A closer look at China's men's national team pool
MANILA (Enzo Flojo's Asia on my Mind) - China men's national team head coach Gong Luming doesn't plan on dilly-dallying. Not when his country has experienced an unusual dry spell in a sport it once dominated.
Since last winning the FIBA Asia Championship in 2011, the Chinese haven't performed up to their usual standards. They came in fifth at the 2012 FIBA Asia Cup, fifth at the 2013 FIBA Asia Championship, fourth at the 2014 FIBA Asia Cup and fifth at the 2014 Asian Games.
Without a single podium finish to show for in the past two years, China are expected to pull out all the stops when they host the 2015 edition of the continental championship, the last of its kind in Changsha, Hunan later this year (23 September-3 October).
Already, coach Gong has named his final national pool and reserves list and he has convened them to officially begin training camp. As of the time of writing this, there are 30 members in the active national pool and a dozen more on the reserves list. That's a testament to how much basketball talent China has, but it also illuminates the daunting task for coach Gong.
Will he choose to have a relatively young team with an eye on, quite possibly, the 2016 Olympics or even the 2019 FIBA Basketball World Cup (which China is one of two countries bidding to host)? Or will he choose tried-and-tested veterans whose main concern will be winning right now, in 2015?
My guess is it will be a little bit of both.
Of the 30 names on the active pool, perhaps the one that stands out the most is that of Yi Jianlian. Yi was selected sixth overall in the 2007 NBA Draft, joining the likes of future NBA MVP Kevin Durant, and All-Stars Al Horford and Joakim Noah in the top 10. Unfortunately, Yi's NBA career didn't pan out too well, but, despite that, he has continued to be among Asia's most reliable big men.
The GuangDong Southern Tigers big man averaged 17.4 points, 6.6 rebounds, and 1.6 assists per game in his last campaign for the national team in the Philippines two years ago. Those stats ensured he was still among the tourney's best players, but even his high-level production couldn't help China defend its Asian crown.
If coach Gong is truly serious about China regaining its place in the upper echelons of Asian hoops, then Yi should be a shoo-in for the final 12.
As for the other 11 spots? Well, it will be a toss-up.
Some might say that youthful big men Wang Zhelin and Zhou Qi are easy picks, since they have been widely regarded as the future of Chinese basketball. Liaoning-based point guard Guo Ailun has been a mainstay of the national team for a few years, so it only stands to reason that he should be another favorite.
Among the other players on coach Gong's list are veterans like Yi Li, Han Shuo, and Mugedaer Xirelijiang will do battle with some of China's hyped up young stars, namely Makan Korambek/Kelanbaike, Li Muhao, Zhou Peng and Gao Shang.

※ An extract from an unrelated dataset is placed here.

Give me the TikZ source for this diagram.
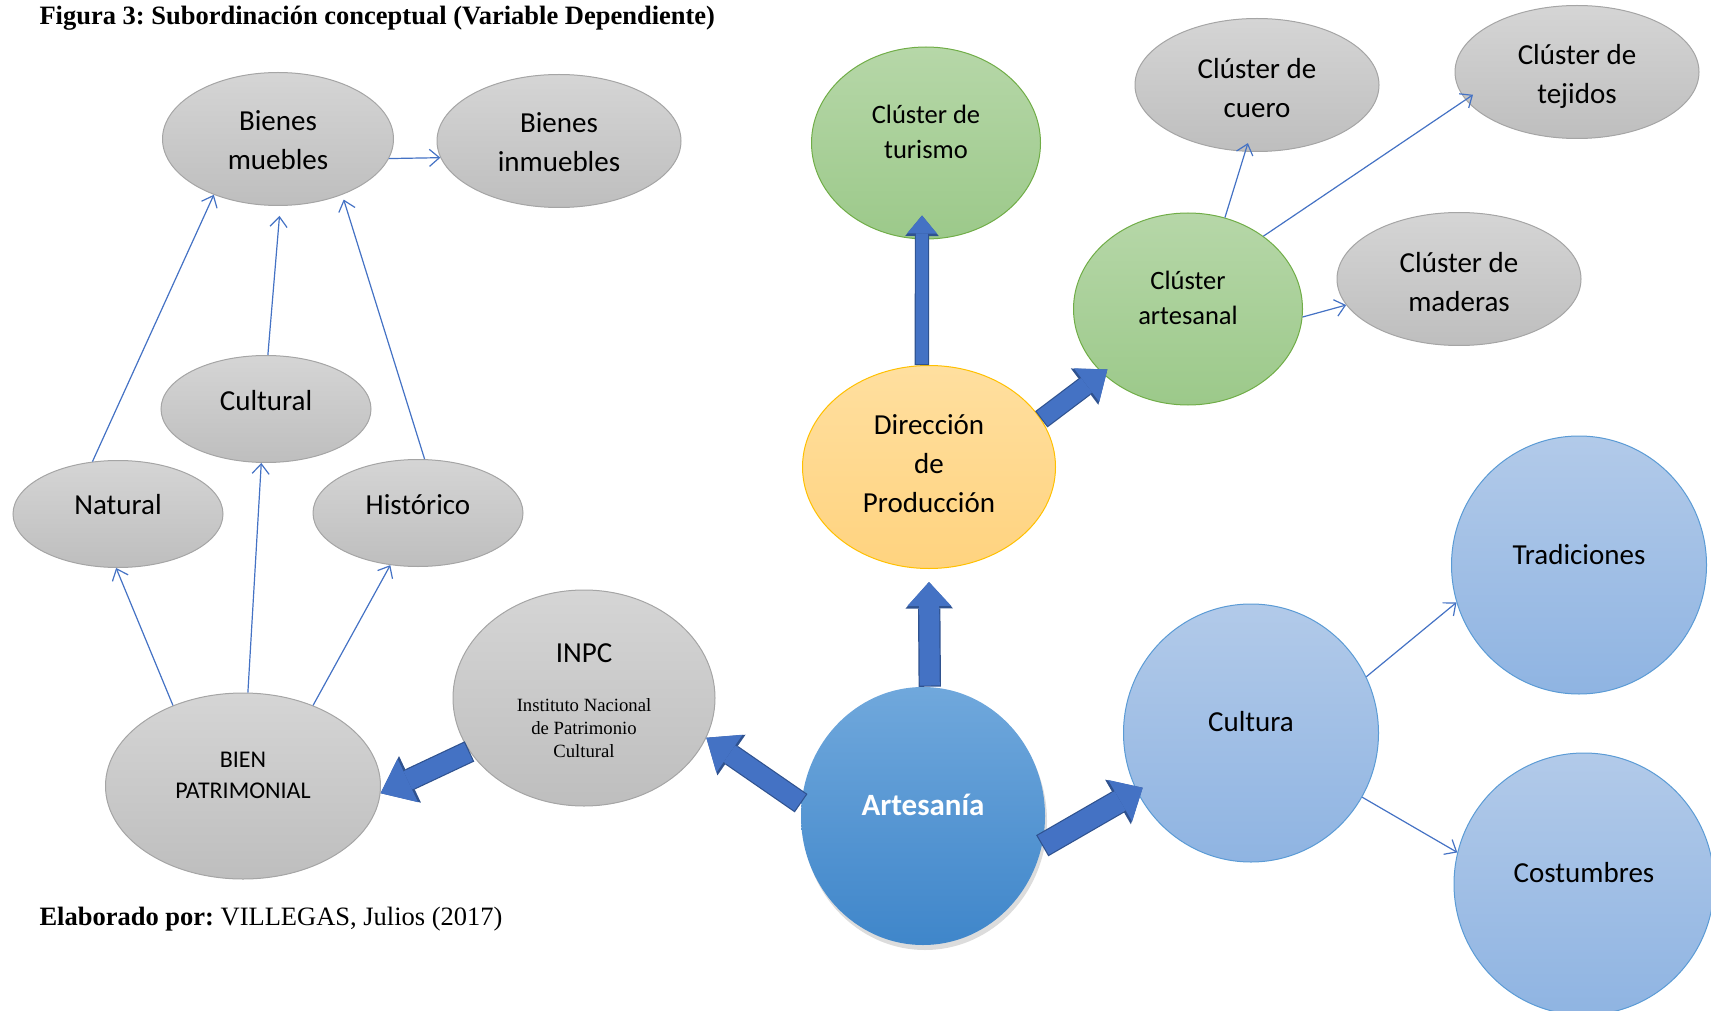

Veteran Liu Wei is also on the list, but he already announced his retirement from international basketball, so it stands to reason that he's there to just guide the youngsters. Most of China's other national team icons like Zhu Fangyu, Wang Shipeng, and the legendary Wang Zhizhi are also absent from the pool, so it is but logical to surmise that coach Gong is really looking for a team that won't win just this year, but a team that will have enough continuity to be competitive in the future.
At this point in time, nothing is certain yet. Will all the names mentioned here be among the final 12 in Changsha? Will coach Gong be able to succeed in his unenviable mission to have China regain its place among Asia's powerhouses? Will having homecourt advantage help the team play better, or will it put even more pressure on them to impress? Maybe or maybe not.
But if one thing is sure, it is that Chinese basketball is at a critical crossroads and its performance this year will have a significant impact on the national team's place not just in Asia, but in the world.